Resgatado de um lixão, onde sofria maus-tratos, o vira-latas Inácio encerrou um ciclo indesejado de mudanças. Rejeitado por duas famílias que o consideraram hiperativo, o "terrível" cãozinho caramelo com manchas brancas encontrou em um jovem casal o lar tão procurado. Além de carinho, ficou famoso nas ruas de Porto Alegre, por onde desfila de bicicleta dentro de uma mochila, com os olhos protegidos do sol para não perder o estilo.
— Que figura, de óculos escuros e tudo — espanta-se o porteiro Alexandre Radici, 47 anos, apontando para o animalzinho próximo ao Monumento ao Expedicionário, no Parque da Redenção.
O box roído da cama em que dormia sua última adotante foi o ponto final para ele ser devolvido, pela segunda vez, à ONG Projeto Anjos de Patas. O local de acolhimento a animais de rua tem sede em Viamão, na Região Metropolitana, mas atende também na Capital.
Angelo Trois, 26 anos, e Naytiara Ramborger, 24, ignoraram o histórico e adotaram o cãozinho em novembro passado. A estratégia para evitar que ele descarregasse a energia nos móveis da pequena casa de 25m2 foi levá-lo para a rua ao menos duas vezes por dia.
— Nem cogitávamos adotar, porque vivemos em um J.K. Mas nos apaixonamos. No fim, deu tudo certo, ele comeu só um capacete e um óculos nosso, mas nada que nos magoasse — relembra Naytiara, estudante de publicidade e propaganda.
Com lenço vermelho no pescoço – como se fosse um caubói do Velho Oeste –, e dupla cordinha para segurar a armação sobre o focinho, o pet de um ano e meio não tem no semblante as características descritas pelos antigos tutores.

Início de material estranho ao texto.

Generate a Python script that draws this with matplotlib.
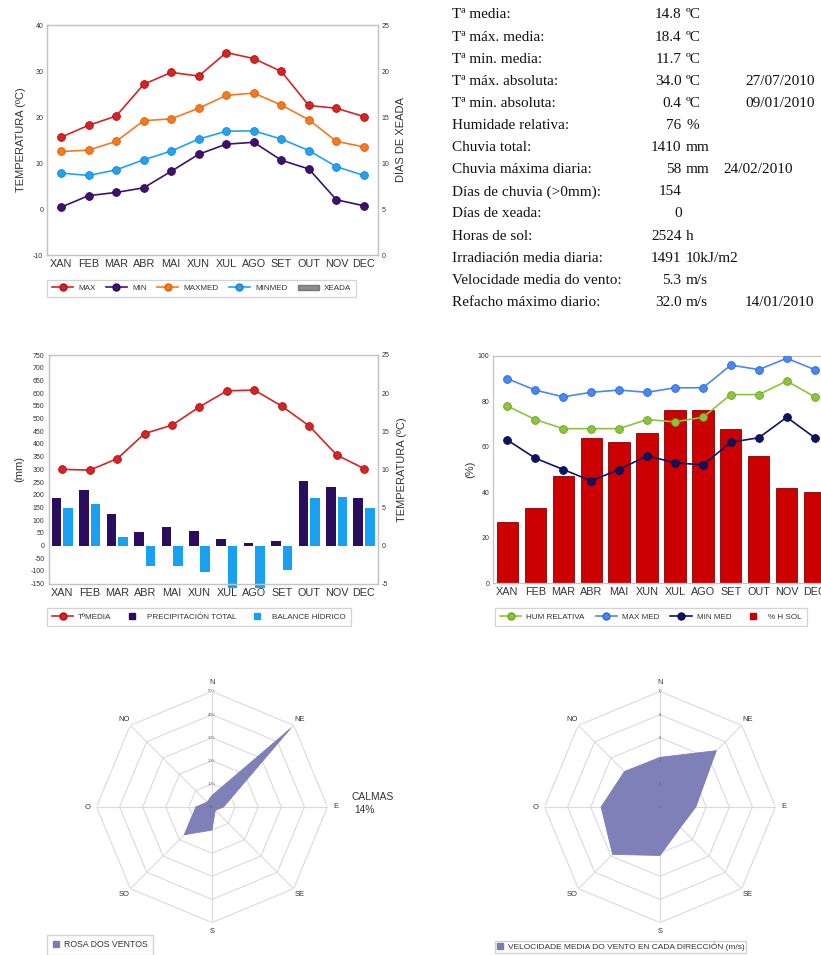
import matplotlib
matplotlib.use('Agg')
import matplotlib.pyplot as plt
import numpy as np
from matplotlib.lines import Line2D
from matplotlib.patches import Patch

plt.rcParams['font.family'] = ['Liberation Sans', 'DejaVu Sans']
plt.rcParams['axes.unicode_minus'] = False

# ---------------- data ----------------
months = ['XAN', 'FEB', 'MAR', 'ABR', 'MAI', 'XUN', 'XUL', 'AGO', 'SET', 'OUT', 'NOV', 'DEC']

t_max = [15.6, 18.2, 20.2, 27.1, 29.7, 28.9, 34.0, 32.7, 29.9, 22.5, 21.9, 20.1]
t_min = [0.4, 2.9, 3.6, 4.6, 8.2, 11.9, 14.1, 14.5, 10.6, 8.7, 2.0, 0.7]
t_maxmed = [12.5, 12.8, 14.7, 19.2, 19.6, 21.9, 24.7, 25.2, 22.6, 19.4, 14.7, 13.5]
t_minmed = [7.8, 7.3, 8.5, 10.7, 12.6, 15.2, 16.9, 17.0, 15.2, 12.7, 9.2, 7.3]
xeada = [0, 0, 0, 0, 0, 0, 0, 0, 0, 0, 0, 0]

t_media = [10.0, 9.9, 11.4, 14.7, 15.8, 18.2, 20.3, 20.4, 18.3, 15.7, 11.9, 10.1]
precip = [189, 217, 125, 53, 74, 59, 24, 9, 18, 255, 230, 186]
balance = [149, 163, 33, -79, -80, -105, -168, -168, -97, 188, 192, 146]

hum_rel = [78, 72, 68, 68, 68, 72, 71, 73, 83, 83, 89, 82]
hum_max = [90, 85, 82, 84, 85, 84, 86, 86, 96, 94, 99, 94]
hum_min = [63, 55, 50, 45, 50, 56, 53, 52, 62, 64, 73, 64]
sol_pct = [27, 33, 47, 64, 62, 66, 76, 76, 68, 56, 42, 40]

rose_dirs = ['N', 'NE', 'E', 'SE', 'S', 'SO', 'O', 'NO']
rose_freq = [5, 48, 5, 2, 10, 17, 7, 3]
rose_speed = [4.3, 6.9, 3.1, 2.5, 4.2, 5.8, 5.1, 4.35]
calmas = 14

summary_labels = ['Tª media:', 'Tª máx. media:', 'Tª min. media:', 'Tª máx. absoluta:',
                  'Tª min. absoluta:', 'Humidade relativa:', 'Chuvia total:',
                  'Chuvia máxima diaria:', 'Días de chuvia (>0mm):', 'Días de xeada:',
                  'Horas de sol:', 'Irradiación media diaria:', 'Velocidade media do vento:',
                  'Refacho máximo diario:']
summary_values = ['14.8', '18.4', '11.7', '34.0', '0.4', '76', '1410', '58', '154', '0',
                  '2524', '1491', '5.3', '32.0']
summary_units = ['ºC', 'ºC', 'ºC', 'ºC', 'ºC', '%', 'mm', 'mm', '', '', 'h', '10kJ/m2', 'm/s', 'm/s']
summary_dates = ['', '', '', '27/07/2010', '09/01/2010', '', '', '24/02/2010', '', '', '', '', '',
                 '14/01/2010']

# ---------------- figure ----------------
W, H = 821, 955
fig = plt.figure(figsize=(W / 100, H / 100), dpi=100)
fig.patch.set_facecolor('white')


def ax_at(l, t, r, b, **kw):
    return fig.add_axes([l / W, 1 - b / H, (r - l) / W, (b - t) / H], **kw)


SPINE = '#c4c4c4'
TXT = '#333333'
LEG_FS = 5.9
LAB_FS = 8.0


def style(ax, ytick_size=5):
    for s in ax.spines.values():
        s.set_color(SPINE)
        s.set_linewidth(0.9)
    ax.tick_params(axis='both', length=0, colors=TXT)
    ax.tick_params(axis='y', labelsize=ytick_size, pad=3)
    ax.tick_params(axis='x', labelsize=7.8, pad=3)


def legend_box(handles, labels, l, t, r, b, ncol):
    lg = fig.legend(handles, labels, loc='center', ncol=ncol, mode='expand',
                    bbox_to_anchor=(l / W, 1 - b / H, (r - l) / W, (b - t) / H),
                    fontsize=LEG_FS, frameon=True, fancybox=False, handlelength=2.6,
                    handletextpad=0.6, borderaxespad=0, borderpad=0.6, columnspacing=1.0)
    fr = lg.get_frame()
    fr.set_edgecolor('#c8c8c8')
    fr.set_linewidth(0.9)
    for tx in lg.get_texts():
        tx.set_color(TXT)
    return lg


x = np.arange(len(months))

# ---------------- chart 1: temperatures ----------------
C_MAX, C_MIN, C_MAXMED, C_MINMED = '#d42424', '#40106e', '#f47a22', '#22a2f2'
ax1 = ax_at(47.3, 25, 377.7, 255)
ax1r = ax1.twinx()
ax1r.bar(x, xeada, width=0.6, color='#8c8c8c')
ax1r.set_ylim(0, 25)
ax1r.set_yticks(np.arange(0, 26, 5))
for ser, c, ec in [(t_max, C_MAX, '#b01010'), (t_min, C_MIN, '#2a0650'),
                   (t_maxmed, C_MAXMED, '#d8600c'), (t_minmed, C_MINMED, '#1284d0')]:
    ax1.plot(x, ser, '-o', color=c, lw=1.2, ms=5.6, mec=ec, mew=0.6, zorder=3)
ax1.set_xlim(-0.5, 11.5)
ax1.set_ylim(-10, 40)
ax1.set_yticks(np.arange(-10, 41, 10))
ax1.set_xticks(x)
ax1.set_xticklabels(months)
ax1.set_zorder(ax1r.get_zorder() + 1)
ax1.patch.set_visible(False)
style(ax1)
style(ax1r)
ax1.set_ylabel('TEMPERATURA (ºC)', fontsize=LAB_FS, color=TXT)
ax1.yaxis.set_label_coords(-0.063, 0.5)
ax1r.set_ylabel('DÍAS DE XEADA', fontsize=LAB_FS, color=TXT, rotation=90)
ax1r.yaxis.set_label_coords(1.056, 0.5)

h1 = [Line2D([], [], color=C_MAX, marker='o', ms=5, mec='#b01010', lw=1.2),
      Line2D([], [], color=C_MIN, marker='o', ms=5, mec='#2a0650', lw=1.2),
      Line2D([], [], color=C_MAXMED, marker='o', ms=5, mec='#d8600c', lw=1.2),
      Line2D([], [], color=C_MINMED, marker='o', ms=5, mec='#1284d0', lw=1.2),
      Patch(facecolor='#8c8c8c', edgecolor='#777777')]
legend_box(h1, ['MAX', 'MIN', 'MAXMED', 'MINMED', 'XEADA'], 47, 277, 356, 300, 5)

# ---------------- summary table ----------------
for i in range(len(summary_labels)):
    yy = 1 - (15 + i * 22.1) / H
    kw = dict(fontsize=11, family=['Liberation Serif', 'DejaVu Serif'], va='center', color='#111111')
    fig.text(452 / W, yy, summary_labels[i], ha='left', **kw)
    fig.text(681.5 / W, yy, summary_values[i], ha='right', **kw)
    if summary_units[i]:
        fig.text(686 / W, yy, summary_units[i], ha='left', **kw)
    if summary_dates[i]:
        dx = 723 if summary_units[i] == 'mm' else 745
        fig.text(dx / W, yy, summary_dates[i], ha='left', **kw)

# ---------------- chart 2: precipitation ----------------
C_PRE, C_BAL = '#2b0d5e', '#1aa0f0'
ax2 = ax_at(48.7, 355, 377.7, 583.7)
ax2.bar(x - 0.21, precip, width=0.35, color=C_PRE, zorder=2)
ax2.bar(x + 0.21, balance, width=0.35, color=C_BAL, zorder=2, clip_on=False)
ax2.set_xlim(-0.5, 11.5)
ax2.set_ylim(-150, 750)
ax2.set_yticks(np.arange(-150, 751, 50))
ax2.set_xticks(x)
ax2.set_xticklabels(months)
ax2r = ax2.twinx()
ax2r.plot(x, t_media, '-o', color=C_MAX, lw=1.2, ms=5.6, mec='#b01010', mew=0.6, zorder=3)
ax2r.set_ylim(-5, 25)
ax2r.set_yticks(np.arange(-5, 26, 5))
style(ax2)
style(ax2r)
ax2.set_ylabel('(mm)', fontsize=LAB_FS, color=TXT)
ax2.yaxis.set_label_coords(-0.0736, 0.5)
ax2r.set_ylabel('TEMPERATURA (ºC)', fontsize=LAB_FS, color=TXT)
ax2r.yaxis.set_label_coords(1.06, 0.5)
h2 = [Line2D([], [], color=C_MAX, marker='o', ms=5, mec='#b01010', lw=1.2),
      Line2D([], [], color='none', marker='s', ms=4, mfc=C_PRE, mec=C_PRE),
      Line2D([], [], color='none', marker='s', ms=4, mfc=C_BAL, mec=C_BAL)]
legend_box(h2, ['TºMEDIA', 'PRECIPITACIÓN TOTAL', 'BALANCE HÍDRICO'], 47, 606, 351, 628, 3)

# ---------------- chart 3: humidity ----------------
C_HUM, C_HMAX, C_HMIN, C_SOL = '#8cc43c', '#4a88f0', '#0c1466', '#cc0000'
ax3 = ax_at(493.3, 356, 828.7, 583)
ax3.bar(x, sol_pct, width=0.76, color=C_SOL, edgecolor='#8a0000', linewidth=0.6, zorder=2)
for ser, c, ec in [(hum_rel, C_HUM, '#6ea020'), (hum_max, C_HMAX, '#2a68d0'),
                   (hum_min, C_HMIN, '#050a40')]:
    ax3.plot(x, ser, '-o', color=c, lw=1.2, ms=5.6, mec=ec, mew=0.6, zorder=3)
ax3.set_xlim(-0.5, 11.5)
ax3.set_ylim(0, 100)
ax3.set_yticks(np.arange(0, 101, 20))
ax3.set_xticks(x)
ax3.set_xticklabels(months)
style(ax3)
ax3.set_ylabel('(%)', fontsize=LAB_FS, color=TXT)
ax3.yaxis.set_label_coords(-0.0546, 0.5)
h3 = [Line2D([], [], color=C_HUM, marker='o', ms=5, mec='#6ea020', lw=1.2),
      Line2D([], [], color=C_HMAX, marker='o', ms=5, mec='#2a68d0', lw=1.2),
      Line2D([], [], color=C_HMIN, marker='o', ms=5, mec='#050a40', lw=1.2),
      Line2D([], [], color='none', marker='s', ms=4, mfc=C_SOL, mec=C_SOL)]
legend_box(h3, ['HUM RELATIVA', 'MAX MED', 'MIN MED', '% H SOL'], 495, 606, 807, 628, 4)

# ---------------- wind roses ----------------
C_ROSE = '#7c7cb6'
GRID = '#dadada'


def radar(cx, cy, R, rmax, ticks, ticklabels, values):
    ax = fig.add_axes([(cx - R) / W, 1 - (cy + R) / H, 2 * R / W, 2 * R / H], projection='polar')
    ax.set_theta_zero_location('N')
    ax.set_theta_direction(-1)
    ax.set_ylim(0, rmax)
    ax.grid(False)
    ax.spines['polar'].set_visible(False)
    ax.set_xticks([])
    ax.set_yticks([])
    ax.patch.set_alpha(0)
    ang = np.deg2rad(np.arange(len(rose_dirs)) * 45.0)
    closed = np.append(ang, ang[0])
    for t in ticks[1:]:
        ax.plot(closed, [t] * len(closed), color=GRID, lw=0.8, zorder=1)
    for a in ang:
        ax.plot([a, a], [0, rmax], color=GRID, lw=0.8, zorder=1)
    vals = np.append(values, values[0])
    ax.fill(closed, vals, color=C_ROSE, alpha=0.97, lw=0.6, zorder=3)
    for a, d in zip(ang, rose_dirs):
        ax.text(a, rmax * 1.075, d, ha='center', va='center', fontsize=5.5, color=TXT,
                clip_on=False)
    for t, lab in zip(ticks, ticklabels):
        ax.text(0, t, lab, ha='center', va='center', fontsize=3, color='#666666', zorder=4,
                clip_on=False)
    return ax


radar(212, 807, 115.5, 50, [0, 10, 20, 30, 40, 50],
      ['0%', '10%', '20%', '30%', '40%', '50%'], rose_freq)
radar(660, 807, 115.5, 10, [0, 2, 4, 6, 8, 10],
      ['0', '2', '4', '6', '8', '10'], rose_speed)

fig.text(351 / W, 1 - 797 / H, 'CALMAS', fontsize=7.4, color=TXT, ha='left', va='center')
fig.text(354 / W, 1 - 810 / H, f'{calmas}%', fontsize=7.4, color=TXT, ha='left', va='center')

h4 = [Line2D([], [], color='none', marker='s', ms=4.5, mfc=C_ROSE, mec=C_ROSE)]
lg4 = fig.legend(h4, ['ROSA DOS VENTOS'], loc='upper left', bbox_to_anchor=(47 / W, 1 - 935 / H),
                 fontsize=6.3, frameon=True, fancybox=False, handlelength=0.8,
                 handletextpad=0.5, borderaxespad=0, borderpad=0.6)
lg4.get_frame().set_edgecolor('#c8c8c8')
lg4.get_texts()[0].set_color(TXT)
lg5 = fig.legend(h4, ['VELOCIDADE MEDIA DO VENTO EN CADA DIRECCIÓN (m/s)'], loc='upper left',
                 bbox_to_anchor=(495 / W, 1 - 941 / H), fontsize=6.0, frameon=True,
                 fancybox=False, handlelength=0.8, handletextpad=0.5, borderaxespad=0,
                 borderpad=0.2)
lg5.get_frame().set_edgecolor('#c8c8c8')
lg5.get_texts()[0].set_color(TXT)

fig.savefig('out.png', dpi=100, facecolor='white')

Nos passeios de pedal, Inácio torce o pescoço para os lados e se concentra nas vozes que o chamam. Alguns condutores estendem o celular para registrar o cão sobre as costas de um dos seus donos, que intercalam a "carona" sobre a bike. Na primeira viagem, ele estranhou a cidade em movimento, segundo Angelo. Hoje, basta o fotógrafo e estudante de Direito mexer na bolsa para despertar o aventureiro.
— Ele é uma estrela. As pessoas olham, apontam. A gente mora no Centro, onde todo mundo caminha meio cego, sempre atrasado. Quando veem ele, se surpreendem — explica, enquanto é interrompido por uma jovem que corre com um grupo na Avenida José Bonifácio, animada ao topar com o bichinho estiloso.
A conta no Instagram (instadoinacio), criada no final de 2019, tem pouco mais de 1.200 amigos. Seguido da hashtag "naocompreadote", a descrição classifica o animalzinho como um "vira-lata blogueiro". Em publicações na página, sua difícil história é contada em fotos e vídeos. O nome escolhido para batizá-lo vem da rua onde o casal reside, a Vigário José Inácio, no bairro Centro Histórico.
— Dói saber que ele foi rejeitado. Mas hoje não tem nada melhor do que sentar em frente ao computador e sentir ele nos meus pés. Um companheiro. Não temos do que nos arrepender, só de não ter conhecido ele antes — complementa o "pai adotivo".